Tories – does Scotland need them?

The Scottish Tories, by any criteria, are in deep trouble. They have one MP at Westminster, and his seat is now set to disappear. Without proportional representation in Scotland – which their Westminster party has recently venomously and successfully opposed for the UK – they would be in an even worse state, and Annabel Goldie wouldn’t have been their last leader. The party only has a UK Prime Minister courtesy of the LibDems, who are in worse trouble nationally than the Tories. David Cameron has suffered two major scandals in his year and a half in office, and has lost one key adviser and one minister.

Almost six months after the May 5th Holyrood election, they have still not managed to elect a new Scottish leader, are unable to reach a consensus on what party exactly it is that he or she will lead, and the campaign is dissolving into acrimonious anarchy and bitter recrimination. As Margaret Mitchell said recently in a televised campaign speech, they’re “down to the bare rump”. If they’re not careful they will also be gone with the wind. Gone with the Wind - Margaret Mitchell



A party that likes to think that its defining qualities are loyalty and leadership is strikingly deficient in both. The Scottish Tories are in the shit, the merde, the deep, deep doo doo.

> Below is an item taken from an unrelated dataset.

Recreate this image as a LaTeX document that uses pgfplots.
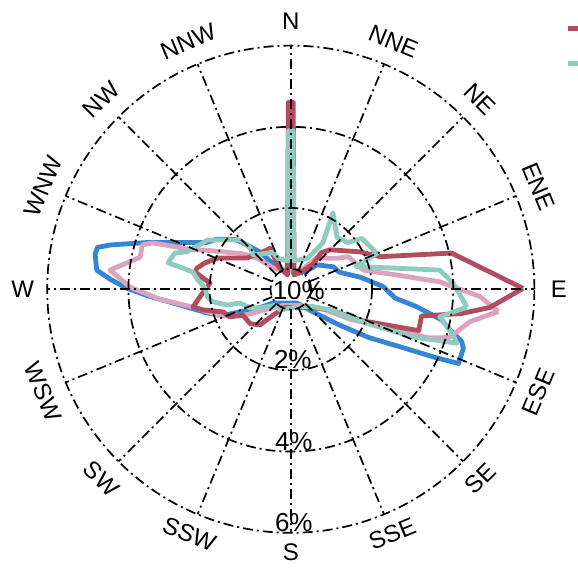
\documentclass[border=0pt]{standalone}
\usepackage{fontspec}
\setmainfont{Liberation Sans}
\usepackage{pgfplots}
\pgfplotsset{compat=1.18}
\definecolor{cmaroon}{RGB}{178,76,94}
\definecolor{cteal}{RGB}{143,203,193}
\definecolor{cpink}{RGB}{221,163,190}
\definecolor{cblue}{RGB}{53,133,213}
\tikzset{gridl/.style={black, line width=1.7pt, dash pattern=on 10pt off 4pt on 2pt off 4pt}}
\begin{document}
\begin{tikzpicture}
\path[use as bounding box] (-290.8pt,-279.8pt) rectangle (287.2pt,289.2pt);
\begin{axis}[at={(0,0)}, anchor=origin, x=40.6pt, y=40.6pt,
  xmin=-7, xmax=7, ymin=-7, ymax=7, hide axis, clip=false,
  every axis plot/.append style={line width=4.8pt, line join=round}]
% blue
\addplot[cblue] coordinates {
(0.30,0.40) (0.65,0.60) (1.05,0.55) (1.19,0.42) (1.73,0.29) (2.28,0.06) (2.57,-0.22)
(3.10,-0.43) (3.72,-0.76) (3.92,-1.00) (4.21,-1.29) (4.25,-1.46) (4.13,-1.83)
(3.55,-1.68) (2.83,-1.46) (1.92,-1.19) (1.19,-0.88) (0.55,-0.56) (0.15,-0.34)
(-0.44,-0.34) (-0.81,-0.47) (-1.71,-0.65) (-2.08,-0.58) (-2.90,-0.34) (-3.53,-0.16)
(-4.03,0.02) (-4.44,0.24) (-4.78,0.47) (-4.82,0.87) (-4.76,1.03) (-4.44,1.09)
(-3.53,1.15) (-2.08,1.15) (-1.83,1.23) (-1.35,1.22) (-1.09,1.09) (-0.76,0.92)
(-0.30,0.50) (-0.06,0.45) (-0.05,2.5) (0.05,2.5) (0.06,0.40) (0.30,0.40)};
% pink
\addplot[cpink] coordinates {
(5.11,-0.55) (4.66,-0.18) (3.67,0.18) (2.61,0.35) (1.79,0.47) (1.42,0.80) (1.13,0.76)
(0.64,0.77) (0.30,0.50) (0.06,0.45) (0.05,2.6) (-0.05,2.6) (-0.06,0.45) (-0.40,0.50)
(-0.80,0.75) (-1.17,0.87) (-2.08,0.96) (-2.41,0.97) (-3.39,1.14) (-3.66,1.09)
(-3.71,0.79) (-4.45,0.47) (-3.96,0.05) (-3.22,-0.25) (-2.41,-0.44) (-1.72,-0.66)
(-1.18,-0.65) (-0.60,-0.50) (-0.20,-0.40) (0.20,-0.40) (0.74,-0.47) (1.46,-0.74)
(2.46,-0.97) (3.40,-1.20) (3.90,-1.19) (4.09,-1.05) (4.41,-0.80) (5.11,-0.55)};
% maroon
\addplot[cmaroon] coordinates {
(5.72,0.02) (3.96,0.89) (2.20,0.80) (1.70,0.92) (0.97,0.97) (0.75,0.90) (0.55,0.62)
(0.30,0.45) (0.08,0.35) (0.06,4.6) (-0.06,4.6) (-0.08,0.35) (-0.30,0.55) (-0.51,1.01)
(-0.68,0.92) (-1.08,0.77) (-1.79,0.77) (-2.11,0.65) (-2.31,0.52) (-2.36,0.42)
(-1.99,0.15) (-2.24,-0.19) (-2.41,-0.44) (-2.16,-0.51) (-1.67,-0.56) (-1.50,-0.68)
(-1.18,-0.64) (-1.00,-0.85) (-0.76,-0.88) (-0.45,-0.65) (-0.15,-0.45) (0.10,-0.45)
(0.50,-0.45) (0.97,-0.51) (1.78,-0.78) (3.15,-1.02) (3.22,-0.66) (4.20,-0.60)
(4.90,-0.45) (5.72,0.02)};
% teal
\addplot[cteal] coordinates {
(4.34,-0.44) (4.00,0.15) (3.67,0.47) (2.30,0.53) (1.60,0.56) (2.12,0.88) (1.95,1.05)
(1.75,1.25) (1.40,1.15) (1.14,1.27) (1.04,1.88) (0.79,1.14) (0.40,0.75) (0.07,0.70)
(0.06,3.9) (-0.06,3.9) (-0.07,0.70) (-0.30,0.75) (-0.44,0.91) (-0.93,0.84) (-1.00,1.01)
(-1.25,1.21) (-1.74,1.21) (-2.06,1.21) (-2.16,1.14) (-2.56,0.92) (-2.85,0.89)
(-2.98,0.72) (-3.02,0.65) (-2.66,0.52) (-2.41,0.42) (-2.29,0.23) (-2.11,0.03)
(-2.06,-0.19) (-1.92,-0.31) (-1.57,-0.39) (-1.25,-0.34) (-1.00,-0.46) (-0.76,-0.46)
(-0.34,-0.39) (-0.27,-0.51) (0.10,-0.45) (0.50,-0.42) (0.97,-0.51) (1.78,-0.81)
(3.01,-1.18) (4.09,-1.33) (4.00,-1.13) (3.67,-0.68) (4.34,-0.44)};
\end{axis}
% grid
\foreach \r in {20.3,81.2,162.4,243.6} \draw[gridl] (0,0) circle (\r pt);
\foreach \a in {0,22.5,...,337.5} \draw[gridl] (\a:20.3pt) -- (\a:243.6pt);
% direction labels
\foreach \a/\t/\r/\d in {90/N/0/268, 67.5/NNE/-22.5/268, 45/NE/-45/268, 22.5/ENE/-67.5/268, 0/E/0/268,
  -22.5/ESE/67.5/268, -45/SE/45/268, -67.5/SSE/22.5/265, -90/S/0/263, -112.5/SSW/-22.5/265,
  -135/SW/-45/268, -157.5/WSW/-67.5/268, 180/W/0/268, 157.5/WNW/67.5/268, 135/NW/45/268, 112.5/NNW/22.5/268}
  \node[rotate=\r, font=\fontsize{24}{26}\selectfont, inner sep=0pt] at (\a:\d pt) {\t};
% radial labels
\node[font=\fontsize{26}{28}\selectfont, inner sep=0pt] at (2pt,-70pt) {2\%};
\node[font=\fontsize{26}{28}\selectfont, inner sep=0pt] at (3pt,-152pt) {4\%};
\node[font=\fontsize{26}{28}\selectfont, inner sep=0pt] at (3pt,-233pt) {6\%};
\node[font=\fontsize{26}{28}\selectfont, inner sep=0pt] at (8pt,-1pt) {10\%};
% legend samples (cut off at right edge)
\draw[cmaroon, line width=5pt] (277pt,261pt) -- (300pt,261pt);
\draw[cteal, line width=5pt] (277pt,226pt) -- (300pt,226pt);
\end{tikzpicture}
\end{document}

I don’t like the Tory Party or what they stand for, I have never voted Tory in my life, so I should rejoice. My schadenfreude should be unbridled – but it’s not. This has baffled some of my SNP contacts, who, in common with many Labour supporters (who knows what the LibDems think about anything these days?) look forward eagerly to the extinction of this endangered species, the Dodo of Scottish politics.

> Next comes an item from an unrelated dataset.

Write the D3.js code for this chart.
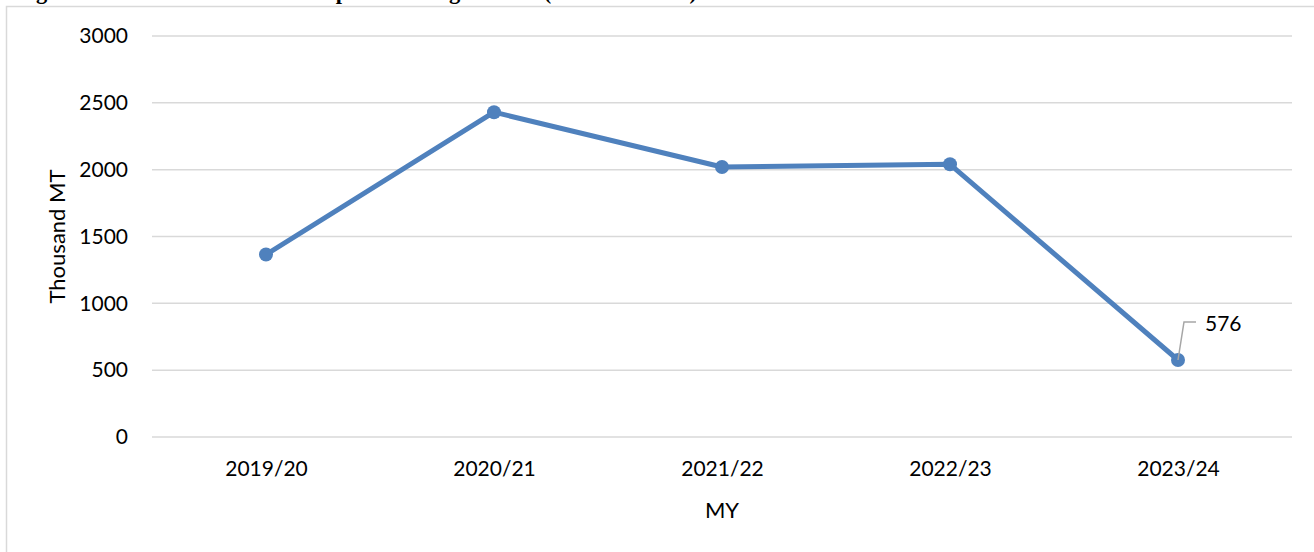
<!DOCTYPE html>
<html lang="en">
<head>
<meta charset="UTF-8">
<title>Thousand MT by MY</title>
<script src="https://cdn.jsdelivr.net/npm/d3@7"></script>
<style>
    body{ margin:0; background:#fff; }
    svg{ display:block; }
    .tick text{ font-family: Lato, "Open Sans", sans-serif; font-size:21px; fill:#000; }
    .grid line{ stroke:#d9d9d9; stroke-width:1.5px; }
    .series{ fill:none; stroke:#4f81bd; stroke-width:5px; stroke-linejoin:round; }
    .dot{ fill:#4f81bd; }
</style>
</head>
<body>
<svg id="main" width="1314" height="552"></svg>
<script>
// values
const years = ["2019/20", "2020/21", "2021/22", "2022/23", "2023/24"];
const imports = [1365, 2430, 2020, 2040, 576];
const yTicks = [0, 500, 1000, 1500, 2000, 2500, 3000];
const labelled = ["2023/24"];

const W = 1314, H = 552;
const plot = {left:152, right:1292, top:36, bottom:437};

const svg = d3.select("#main");

// caption, cut off by the top edge like in the source
svg.append("text")
    .attr("x", 16).attr("y", -1)
    .attr("font-family", "'Liberation Serif', 'Times New Roman', serif")
    .attr("font-weight", "bold")
    .attr("font-size", 22.5)
    .text("Figure 4: Total Annual Wheat Imports During the MY (Thousand MT)");

// chart frame
svg.append("rect")
    .attr("x", 6.5).attr("y", 6.5)
    .attr("width", W).attr("height", H)
    .attr("fill", "none").attr("stroke", "#d9d9d9").attr("stroke-width", 1.5);

const x = d3.scalePoint().domain(years).range([plot.left, plot.right]).padding(0.5);
const y = d3.scaleLinear().domain([0, 3000]).range([plot.bottom, plot.top]);

// gridlines
svg.append("g").attr("class", "grid")
    .selectAll("line").data(yTicks).enter().append("line")
    .attr("x1", plot.left).attr("x2", plot.right)
    .attr("y1", d => y(d)).attr("y2", d => y(d));

// y axis
svg.append("g")
    .attr("transform", `translate(${plot.left},0)`)
    .call(d3.axisLeft(y).tickValues(yTicks).tickFormat(d3.format("d")).tickSize(0).tickPadding(24))
    .call(g => g.select(".domain").remove());

// x axis
svg.append("g")
    .attr("transform", `translate(0,${plot.bottom})`)
    .call(d3.axisBottom(x).tickSize(0).tickPadding(24))
    .call(g => g.select(".domain").remove());

// axis titles
svg.append("text")
    .attr("x", (plot.left + plot.right) / 2).attr("y", 518)
    .attr("text-anchor", "middle")
    .attr("font-family", "Lato, sans-serif").attr("font-size", 22)
    .text("MY");
svg.append("text")
    .attr("transform", `translate(65,${(plot.top + plot.bottom) / 2}) rotate(-90)`)
    .attr("text-anchor", "middle")
    .attr("font-family", "Lato, sans-serif").attr("font-size", 22)
    .text("Thousand MT");

const data = years.map((yr, i) => ({yr, v: imports[i]}));

const line = d3.line().x(d => x(d.yr)).y(d => y(d.v));
svg.append("path").datum(data).attr("class", "series").attr("d", line);

svg.selectAll(".dot").data(data).enter().append("circle")
    .attr("class", "dot")
    .attr("cx", d => x(d.yr)).attr("cy", d => y(d.v)).attr("r", 7);

// data label with leader line
const lab = data.filter(d => labelled.includes(d.yr));
svg.selectAll(".leader").data(lab).enter().append("path")
    .attr("fill", "none").attr("stroke", "#a6a6a6").attr("stroke-width", 1.5)
    .attr("d", d => {
        const px = x(d.yr), py = y(d.v);
        return `M${px},${py} L${px + 6},${py - 38} L${px + 18},${py - 38}`;
    });
svg.selectAll(".vlab").data(lab).enter().append("text")
    .attr("x", d => x(d.yr) + 27).attr("y", d => y(d.v) - 29)
    .attr("font-family", "Lato, sans-serif").attr("font-size", 21)
    .text(d => d.v);
</script>
</body>
</html>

I must say that the unfolding Fox-Werrity scandal, as well as confirming all my worst fears about the corrupt nature of the UK Establishment, the military/industrial complex and the M.O.D. (covered at length in my blogs on defence) gave me cause to think that perhaps the UK and Scotland would be better off if this pernicious creed ended, not with a bang, but a whimper.

But I still think that Scotland – and England and Wales and Northern Ireland – needs a party of the centre right – and here is why I think that …

THE CENTRE RIGHT

The answer to my question – The Tories – does Scotland need them? – is answered in part by saying Scotland already has them, some 420,000 of them, perhaps even half a million. That is about the number of voters who voted for them. They voted for a party that espouses centre right values and a centre right programme. And the result is that in Scotland, they are almost disenfranchised.

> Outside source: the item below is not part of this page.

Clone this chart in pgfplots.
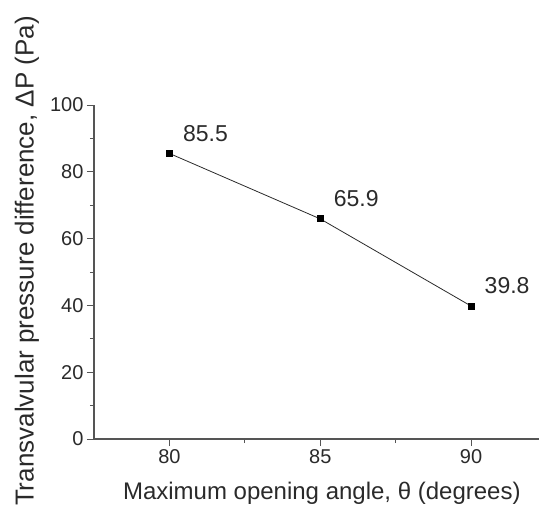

Where exactly do those who look forward to the extinction of the Tory Party in Scotland think these voters are going to go, in the absence of a party to vote for that reflects their political views?

The answer is clear enough from politics in any country in the world – they will either go to parties with more extreme right wing views and programmes, or they will embrace non-democratic solutions, and there will be no shortage of these on offer.

That’s my view and that’s my answer, and it encapsulates my fears. But there is another answer, another scenario, and it is worth setting out.

A SCOTLAND WITHOUT A CENTRE RIGHT PARTY

Many SNP supporters and many Labour supporters dream the impossible dream – a Tory-free Scotland. They share this dream, as indeed they share almost all of their core social democratic, egalitarian values.

The only worm in the apple, a worm on the scale of The Lambton Worm of Penshaw Hill is the Labour Party’s doomed commitment to the Union – the great irony of an internationalist party of the common people locked into the rump of a faded colonial empire, one that ruthlessly exploited the peoples of the world, and in its death throes, continues to oppress them.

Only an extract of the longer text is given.